WORK TO DO
Retype everything from the line that contains "Generate a Python" down to the line that contains "from matplotlib.path import Path", inclusive, without altering or adding anything.

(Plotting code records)
%%

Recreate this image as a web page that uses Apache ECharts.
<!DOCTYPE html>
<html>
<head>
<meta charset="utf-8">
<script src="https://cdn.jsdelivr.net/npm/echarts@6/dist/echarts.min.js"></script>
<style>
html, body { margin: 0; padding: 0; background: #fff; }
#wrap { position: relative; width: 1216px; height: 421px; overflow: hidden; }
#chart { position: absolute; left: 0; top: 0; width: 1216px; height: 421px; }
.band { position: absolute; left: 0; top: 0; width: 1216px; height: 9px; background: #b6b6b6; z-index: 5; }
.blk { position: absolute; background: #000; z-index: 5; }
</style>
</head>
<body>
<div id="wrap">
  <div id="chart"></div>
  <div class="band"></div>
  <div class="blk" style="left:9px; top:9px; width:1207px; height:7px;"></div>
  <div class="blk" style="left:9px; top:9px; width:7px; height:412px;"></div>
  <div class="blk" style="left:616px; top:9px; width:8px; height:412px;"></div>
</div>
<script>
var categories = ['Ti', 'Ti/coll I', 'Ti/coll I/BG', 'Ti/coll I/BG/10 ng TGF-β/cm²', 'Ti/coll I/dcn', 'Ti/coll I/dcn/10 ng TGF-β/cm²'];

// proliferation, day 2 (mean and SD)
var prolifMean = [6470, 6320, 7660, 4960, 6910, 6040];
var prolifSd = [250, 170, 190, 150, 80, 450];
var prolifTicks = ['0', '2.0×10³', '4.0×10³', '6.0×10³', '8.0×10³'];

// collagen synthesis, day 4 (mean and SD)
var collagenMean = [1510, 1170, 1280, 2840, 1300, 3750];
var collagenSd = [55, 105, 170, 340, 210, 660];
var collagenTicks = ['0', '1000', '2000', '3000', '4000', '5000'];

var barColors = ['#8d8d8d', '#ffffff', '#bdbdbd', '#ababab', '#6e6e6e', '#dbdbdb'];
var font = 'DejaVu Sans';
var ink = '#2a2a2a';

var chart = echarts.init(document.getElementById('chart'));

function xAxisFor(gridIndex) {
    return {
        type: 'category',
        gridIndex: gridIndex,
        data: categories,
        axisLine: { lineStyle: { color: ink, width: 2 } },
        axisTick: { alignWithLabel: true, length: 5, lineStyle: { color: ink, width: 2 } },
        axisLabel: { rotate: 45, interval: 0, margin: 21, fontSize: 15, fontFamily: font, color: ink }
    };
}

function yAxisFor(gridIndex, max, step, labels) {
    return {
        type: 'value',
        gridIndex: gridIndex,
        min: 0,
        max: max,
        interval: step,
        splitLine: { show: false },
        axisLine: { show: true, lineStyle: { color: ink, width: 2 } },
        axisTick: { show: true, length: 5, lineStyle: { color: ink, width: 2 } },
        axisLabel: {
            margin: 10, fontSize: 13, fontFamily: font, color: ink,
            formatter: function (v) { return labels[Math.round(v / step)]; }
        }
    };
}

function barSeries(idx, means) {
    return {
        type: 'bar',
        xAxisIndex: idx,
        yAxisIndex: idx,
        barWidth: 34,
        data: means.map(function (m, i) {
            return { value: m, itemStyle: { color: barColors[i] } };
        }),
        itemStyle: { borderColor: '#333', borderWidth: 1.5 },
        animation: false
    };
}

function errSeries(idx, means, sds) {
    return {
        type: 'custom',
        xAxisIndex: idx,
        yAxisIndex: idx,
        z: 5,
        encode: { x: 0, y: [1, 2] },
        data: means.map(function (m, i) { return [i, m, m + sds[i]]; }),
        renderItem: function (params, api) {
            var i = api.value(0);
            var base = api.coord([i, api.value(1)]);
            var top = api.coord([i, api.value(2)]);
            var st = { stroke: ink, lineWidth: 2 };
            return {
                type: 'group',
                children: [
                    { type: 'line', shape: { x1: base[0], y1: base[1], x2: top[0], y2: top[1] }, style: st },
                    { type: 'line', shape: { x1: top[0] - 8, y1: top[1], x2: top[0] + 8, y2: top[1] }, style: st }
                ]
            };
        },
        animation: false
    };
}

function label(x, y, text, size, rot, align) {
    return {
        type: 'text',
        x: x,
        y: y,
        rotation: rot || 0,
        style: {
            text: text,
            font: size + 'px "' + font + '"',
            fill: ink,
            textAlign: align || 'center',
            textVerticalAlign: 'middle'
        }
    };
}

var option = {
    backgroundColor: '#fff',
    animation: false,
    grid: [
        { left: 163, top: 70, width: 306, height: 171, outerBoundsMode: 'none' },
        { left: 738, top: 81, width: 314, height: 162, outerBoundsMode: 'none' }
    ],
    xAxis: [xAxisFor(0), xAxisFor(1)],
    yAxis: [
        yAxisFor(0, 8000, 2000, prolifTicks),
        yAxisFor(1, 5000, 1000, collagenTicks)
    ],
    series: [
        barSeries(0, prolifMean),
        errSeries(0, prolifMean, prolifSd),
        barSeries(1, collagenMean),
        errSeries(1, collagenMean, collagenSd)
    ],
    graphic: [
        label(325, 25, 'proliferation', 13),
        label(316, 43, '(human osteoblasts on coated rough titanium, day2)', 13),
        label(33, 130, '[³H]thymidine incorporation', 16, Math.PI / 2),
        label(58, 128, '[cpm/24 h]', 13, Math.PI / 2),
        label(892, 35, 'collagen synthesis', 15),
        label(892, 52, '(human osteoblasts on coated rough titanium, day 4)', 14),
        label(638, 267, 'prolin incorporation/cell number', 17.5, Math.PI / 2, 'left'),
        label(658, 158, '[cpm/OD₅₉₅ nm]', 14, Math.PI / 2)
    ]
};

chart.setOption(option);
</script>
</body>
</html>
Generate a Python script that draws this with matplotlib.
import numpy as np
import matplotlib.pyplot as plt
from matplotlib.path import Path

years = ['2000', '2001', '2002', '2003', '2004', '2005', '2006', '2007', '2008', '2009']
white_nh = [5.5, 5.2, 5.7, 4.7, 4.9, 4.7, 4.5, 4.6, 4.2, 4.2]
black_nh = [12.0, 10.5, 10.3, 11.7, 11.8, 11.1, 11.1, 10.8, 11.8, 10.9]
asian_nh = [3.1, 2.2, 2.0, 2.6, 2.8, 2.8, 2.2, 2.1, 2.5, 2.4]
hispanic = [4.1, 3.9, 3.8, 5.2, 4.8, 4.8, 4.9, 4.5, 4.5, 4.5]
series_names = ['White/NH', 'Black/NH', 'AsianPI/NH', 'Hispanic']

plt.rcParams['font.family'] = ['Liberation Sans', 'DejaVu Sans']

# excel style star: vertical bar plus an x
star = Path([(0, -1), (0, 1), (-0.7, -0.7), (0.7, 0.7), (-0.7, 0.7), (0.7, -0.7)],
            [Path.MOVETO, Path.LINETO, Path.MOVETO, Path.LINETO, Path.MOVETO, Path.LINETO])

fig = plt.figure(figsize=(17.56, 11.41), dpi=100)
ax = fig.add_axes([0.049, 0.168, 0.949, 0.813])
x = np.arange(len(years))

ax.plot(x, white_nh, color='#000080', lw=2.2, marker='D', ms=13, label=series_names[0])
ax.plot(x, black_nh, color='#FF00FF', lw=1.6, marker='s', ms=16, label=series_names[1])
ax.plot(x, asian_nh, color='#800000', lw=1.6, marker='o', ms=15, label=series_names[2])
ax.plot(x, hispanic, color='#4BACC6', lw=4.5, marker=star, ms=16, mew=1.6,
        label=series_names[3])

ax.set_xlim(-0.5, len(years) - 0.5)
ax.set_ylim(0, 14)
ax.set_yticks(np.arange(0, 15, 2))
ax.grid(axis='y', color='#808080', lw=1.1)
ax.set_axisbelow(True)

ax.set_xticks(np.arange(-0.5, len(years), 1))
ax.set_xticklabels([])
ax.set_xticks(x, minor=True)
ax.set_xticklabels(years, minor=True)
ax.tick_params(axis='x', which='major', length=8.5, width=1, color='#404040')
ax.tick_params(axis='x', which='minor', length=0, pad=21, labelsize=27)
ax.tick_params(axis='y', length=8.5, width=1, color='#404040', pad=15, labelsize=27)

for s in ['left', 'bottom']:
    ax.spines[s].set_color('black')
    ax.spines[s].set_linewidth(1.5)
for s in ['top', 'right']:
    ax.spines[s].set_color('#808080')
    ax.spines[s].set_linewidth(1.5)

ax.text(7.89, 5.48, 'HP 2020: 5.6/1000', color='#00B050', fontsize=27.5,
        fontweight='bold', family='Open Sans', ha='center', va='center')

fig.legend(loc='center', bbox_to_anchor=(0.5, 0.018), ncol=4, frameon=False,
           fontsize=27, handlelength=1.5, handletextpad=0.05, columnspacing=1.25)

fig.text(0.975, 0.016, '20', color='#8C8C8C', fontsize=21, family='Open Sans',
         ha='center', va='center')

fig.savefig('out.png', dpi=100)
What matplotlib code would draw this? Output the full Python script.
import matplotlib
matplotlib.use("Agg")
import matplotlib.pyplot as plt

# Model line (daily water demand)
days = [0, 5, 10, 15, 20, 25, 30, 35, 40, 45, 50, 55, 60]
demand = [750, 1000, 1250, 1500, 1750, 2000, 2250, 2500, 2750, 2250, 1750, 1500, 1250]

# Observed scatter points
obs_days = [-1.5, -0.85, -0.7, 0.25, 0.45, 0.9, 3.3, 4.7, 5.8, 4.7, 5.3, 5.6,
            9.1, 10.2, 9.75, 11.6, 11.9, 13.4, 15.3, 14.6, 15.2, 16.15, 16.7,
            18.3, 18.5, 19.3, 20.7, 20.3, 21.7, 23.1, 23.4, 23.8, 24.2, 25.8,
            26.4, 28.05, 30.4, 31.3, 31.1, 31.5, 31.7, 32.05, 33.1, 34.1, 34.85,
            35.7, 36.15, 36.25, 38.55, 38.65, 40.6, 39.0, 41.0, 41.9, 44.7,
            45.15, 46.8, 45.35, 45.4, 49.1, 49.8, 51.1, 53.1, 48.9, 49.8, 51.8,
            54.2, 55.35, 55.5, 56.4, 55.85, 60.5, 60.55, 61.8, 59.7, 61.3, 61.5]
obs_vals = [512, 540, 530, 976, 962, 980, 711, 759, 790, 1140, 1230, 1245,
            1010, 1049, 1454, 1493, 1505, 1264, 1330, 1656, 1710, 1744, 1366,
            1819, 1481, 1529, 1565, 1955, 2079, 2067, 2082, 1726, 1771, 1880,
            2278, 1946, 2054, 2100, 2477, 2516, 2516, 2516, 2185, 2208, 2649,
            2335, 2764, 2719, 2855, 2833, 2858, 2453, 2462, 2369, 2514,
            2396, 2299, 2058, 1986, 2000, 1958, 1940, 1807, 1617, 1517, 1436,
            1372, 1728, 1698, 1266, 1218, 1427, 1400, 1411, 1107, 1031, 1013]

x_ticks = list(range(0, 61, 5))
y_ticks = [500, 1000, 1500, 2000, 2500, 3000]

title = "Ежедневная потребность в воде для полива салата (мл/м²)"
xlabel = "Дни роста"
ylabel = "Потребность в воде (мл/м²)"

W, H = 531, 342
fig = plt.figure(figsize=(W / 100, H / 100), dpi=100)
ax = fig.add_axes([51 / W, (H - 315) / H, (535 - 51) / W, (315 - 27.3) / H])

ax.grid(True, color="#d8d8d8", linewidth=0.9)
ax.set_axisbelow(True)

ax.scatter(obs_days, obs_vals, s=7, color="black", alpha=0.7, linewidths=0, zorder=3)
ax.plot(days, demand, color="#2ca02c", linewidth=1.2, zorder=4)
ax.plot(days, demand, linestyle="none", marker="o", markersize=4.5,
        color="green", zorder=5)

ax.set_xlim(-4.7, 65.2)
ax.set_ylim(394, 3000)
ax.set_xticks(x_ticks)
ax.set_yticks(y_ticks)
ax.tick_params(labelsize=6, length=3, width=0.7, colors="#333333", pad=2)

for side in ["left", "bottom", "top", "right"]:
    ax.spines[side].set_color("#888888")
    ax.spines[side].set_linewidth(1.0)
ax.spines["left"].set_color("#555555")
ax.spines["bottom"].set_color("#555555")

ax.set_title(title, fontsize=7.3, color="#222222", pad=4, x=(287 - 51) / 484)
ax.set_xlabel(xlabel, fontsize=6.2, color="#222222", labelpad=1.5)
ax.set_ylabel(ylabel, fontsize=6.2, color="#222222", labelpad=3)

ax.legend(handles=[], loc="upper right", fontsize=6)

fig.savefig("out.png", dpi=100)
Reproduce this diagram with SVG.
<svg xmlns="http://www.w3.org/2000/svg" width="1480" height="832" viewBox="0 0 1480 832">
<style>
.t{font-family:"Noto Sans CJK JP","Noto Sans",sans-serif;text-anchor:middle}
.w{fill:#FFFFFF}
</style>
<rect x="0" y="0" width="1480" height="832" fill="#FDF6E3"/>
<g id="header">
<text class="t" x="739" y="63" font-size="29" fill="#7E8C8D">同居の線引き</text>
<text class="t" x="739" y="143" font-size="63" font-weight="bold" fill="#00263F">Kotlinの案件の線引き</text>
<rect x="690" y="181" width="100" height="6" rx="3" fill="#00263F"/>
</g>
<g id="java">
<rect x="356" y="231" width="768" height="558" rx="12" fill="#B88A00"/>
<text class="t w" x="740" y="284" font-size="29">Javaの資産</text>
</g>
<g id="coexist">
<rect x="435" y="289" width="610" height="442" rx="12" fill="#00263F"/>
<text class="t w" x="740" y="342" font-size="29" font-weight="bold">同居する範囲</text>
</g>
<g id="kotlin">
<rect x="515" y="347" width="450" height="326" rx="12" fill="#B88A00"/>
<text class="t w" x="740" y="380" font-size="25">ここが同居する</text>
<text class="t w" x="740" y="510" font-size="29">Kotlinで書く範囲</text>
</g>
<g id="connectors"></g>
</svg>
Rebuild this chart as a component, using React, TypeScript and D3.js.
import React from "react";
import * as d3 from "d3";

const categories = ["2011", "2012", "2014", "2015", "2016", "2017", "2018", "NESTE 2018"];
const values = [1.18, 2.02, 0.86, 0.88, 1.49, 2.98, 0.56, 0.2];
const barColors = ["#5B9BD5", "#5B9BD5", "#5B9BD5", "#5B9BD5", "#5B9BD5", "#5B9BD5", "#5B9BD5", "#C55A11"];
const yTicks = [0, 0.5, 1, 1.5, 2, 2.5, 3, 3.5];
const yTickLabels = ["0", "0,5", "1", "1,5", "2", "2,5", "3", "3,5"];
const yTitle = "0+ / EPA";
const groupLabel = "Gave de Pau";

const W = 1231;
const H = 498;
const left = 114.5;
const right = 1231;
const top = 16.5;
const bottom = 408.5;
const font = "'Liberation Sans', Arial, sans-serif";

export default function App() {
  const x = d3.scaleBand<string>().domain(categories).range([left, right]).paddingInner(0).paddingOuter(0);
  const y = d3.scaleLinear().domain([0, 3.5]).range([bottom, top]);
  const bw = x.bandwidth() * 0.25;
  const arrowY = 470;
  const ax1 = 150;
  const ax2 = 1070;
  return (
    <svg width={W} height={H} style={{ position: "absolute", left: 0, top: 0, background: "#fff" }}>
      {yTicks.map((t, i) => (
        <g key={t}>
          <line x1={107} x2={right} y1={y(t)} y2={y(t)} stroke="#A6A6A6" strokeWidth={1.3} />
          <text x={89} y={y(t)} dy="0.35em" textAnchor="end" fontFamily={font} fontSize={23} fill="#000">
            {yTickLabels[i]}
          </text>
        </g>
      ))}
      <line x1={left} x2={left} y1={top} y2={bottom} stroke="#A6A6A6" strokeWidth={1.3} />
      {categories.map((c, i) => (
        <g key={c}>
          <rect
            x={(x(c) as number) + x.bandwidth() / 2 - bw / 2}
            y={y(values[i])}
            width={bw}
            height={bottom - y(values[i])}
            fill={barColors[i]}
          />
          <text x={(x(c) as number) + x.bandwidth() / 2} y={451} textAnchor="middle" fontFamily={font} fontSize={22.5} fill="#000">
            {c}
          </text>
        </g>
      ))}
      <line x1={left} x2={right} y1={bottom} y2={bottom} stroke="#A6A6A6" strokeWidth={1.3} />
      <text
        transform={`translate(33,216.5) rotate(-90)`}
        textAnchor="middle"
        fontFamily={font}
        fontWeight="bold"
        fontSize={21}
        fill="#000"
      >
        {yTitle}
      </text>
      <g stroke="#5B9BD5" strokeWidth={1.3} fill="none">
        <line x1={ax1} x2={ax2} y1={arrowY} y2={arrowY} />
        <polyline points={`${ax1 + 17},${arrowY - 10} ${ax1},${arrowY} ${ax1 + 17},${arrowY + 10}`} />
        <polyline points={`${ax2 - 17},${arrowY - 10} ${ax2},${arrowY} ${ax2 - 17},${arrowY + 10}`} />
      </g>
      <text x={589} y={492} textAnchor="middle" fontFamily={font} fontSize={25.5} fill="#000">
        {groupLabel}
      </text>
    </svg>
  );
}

%%

EXERCISE RESULT
Generate a Python script that draws this with matplotlib.
import numpy as np
import matplotlib.pyplot as plt
from matplotlib.path import Path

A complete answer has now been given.